> **DATA PROVIDED**:
>> begin
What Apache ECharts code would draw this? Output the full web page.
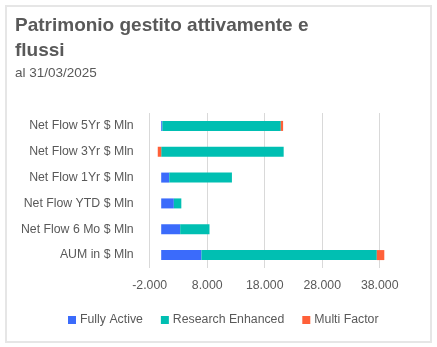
<!DOCTYPE html>
<html>
<head>
<meta charset="utf-8">
<script src="https://cdn.jsdelivr.net/npm/echarts@6/dist/echarts.min.js"></script>
<style>
  html, body { margin: 0; padding: 0; background: #fff; }
  #chart { width: 437px; height: 347px; }
</style>
</head>
<body>
<div id="chart"></div>
<script>
// Categories, bottom to top as the axis lays them out
const categories = [
  'AUM in $ Mln',
  'Net Flow 6 Mo $ Mln',
  'Net Flow YTD $ Mln',
  'Net Flow 1Yr $ Mln',
  'Net Flow 3Yr $ Mln',
  'Net Flow 5Yr $ Mln'
];
// Values in $ millions, same order as categories
const fullyActive = [7000, 3300, 2200, 1400, 0, 200];
const researchEnhanced = [30500, 5100, 1300, 10900, 21300, 20600];
const multiFactor = [1300, 0, 0, 0, -600, 400];

const seriesNames = ['Fully Active', 'Research Enhanced', 'Multi Factor'];
const seriesColors = ['#3B6BFB', '#00BFB2', '#FF6039'];

const axisMin = -2000;
const axisMax = 38000;
const axisStep = 10000;

// Italian-style thousands separator
const fmt = v => {
  const s = Math.abs(v).toString().replace(/\B(?=(\d{3})+(?!\d))/g, '.');
  return (v < 0 ? '-' : '') + s;
};

const chart = echarts.init(document.getElementById('chart'), null, { renderer: 'canvas' });
const textColor = '#595959';
const font = 'Liberation Sans, Arial, sans-serif';

chart.setOption({
  animation: false,
  textStyle: { fontFamily: font },
  graphic: [{
    type: 'rect',
    shape: { x: 6, y: 6, width: 425, height: 336 },
    style: { fill: 'none', stroke: '#e6e6e6', lineWidth: 2 },
    silent: true
  }],
  title: [{
    text: 'Patrimonio gestito attivamente e\nflussi',
    left: 15, top: 13, padding: 0,
    textStyle: { fontFamily: font, fontSize: 19, fontWeight: 'bold', color: textColor, lineHeight: 25 }
  }, {
    text: 'al 31/03/2025',
    left: 15, top: 66, padding: 0,
    textStyle: { fontFamily: font, fontSize: 13.5, fontWeight: 'normal', color: textColor }
  }],
  legend: {
    bottom: 21,
    left: 68,
    padding: 0,
    itemWidth: 8, itemHeight: 8, itemGap: 18,
    icon: 'rect',
    textStyle: { fontFamily: font, fontSize: 12.3, color: textColor, padding: [0, 0, 0, -1] },
    data: seriesNames
  },
  grid: { left: 149.7, right: 57.3, top: 113, bottom: 79, containLabel: false },
  xAxis: {
    type: 'value',
    min: axisMin, max: axisMax, interval: axisStep,
    axisLine: { show: false },
    axisTick: { show: false },
    splitLine: { lineStyle: { color: '#d9d9d9', width: 1 } },
    axisLabel: { formatter: fmt, color: textColor, fontSize: 12.3, margin: 12, fontFamily: font }
  },
  yAxis: {
    type: 'category',
    data: categories,
    axisLine: { show: false },
    axisTick: { show: false },
    axisLabel: { color: textColor, fontSize: 12.3, margin: 16, fontFamily: font }
  },
  series: [fullyActive, researchEnhanced, multiFactor].map((d, i) => ({
    name: seriesNames[i],
    type: 'bar',
    stack: 'total',
    data: d,
    barWidth: 10,
    clip: false,
    itemStyle: { color: seriesColors[i] }
  }))
});
</script>
</body>
</html>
>> end
> **EXERCISE OBJECTIVE**:
Restate, line by line and word for word, everything from the top of the material through the line that contains "const font = 'Liberation". Leave pictures out.

> **RESPONSE**:
What Apache ECharts code would draw this? Output the full web page.
<!DOCTYPE html>
<html>
<head>
<meta charset="utf-8">
<script src="https://cdn.jsdelivr.net/npm/echarts@6/dist/echarts.min.js"></script>
<style>
  html, body { margin: 0; padding: 0; background: #fff; }
  #chart { width: 437px; height: 347px; }
</style>
</head>
<body>
<div id="chart"></div>
<script>
// Categories, bottom to top as the axis lays them out
const categories = [
  'AUM in $ Mln',
  'Net Flow 6 Mo $ Mln',
  'Net Flow YTD $ Mln',
  'Net Flow 1Yr $ Mln',
  'Net Flow 3Yr $ Mln',
  'Net Flow 5Yr $ Mln'
];
// Values in $ millions, same order as categories
const fullyActive = [7000, 3300, 2200, 1400, 0, 200];
const researchEnhanced = [30500, 5100, 1300, 10900, 21300, 20600];
const multiFactor = [1300, 0, 0, 0, -600, 400];

const seriesNames = ['Fully Active', 'Research Enhanced', 'Multi Factor'];
const seriesColors = ['#3B6BFB', '#00BFB2', '#FF6039'];

const axisMin = -2000;
const axisMax = 38000;
const axisStep = 10000;

// Italian-style thousands separator
const fmt = v => {
  const s = Math.abs(v).toString().replace(/\B(?=(\d{3})+(?!\d))/g, '.');
  return (v < 0 ? '-' : '') + s;
};

const chart = echarts.init(document.getElementById('chart'), null, { renderer: 'canvas' });
const textColor = '#595959';
const font = 'Liberation Sans, Arial, sans-serif';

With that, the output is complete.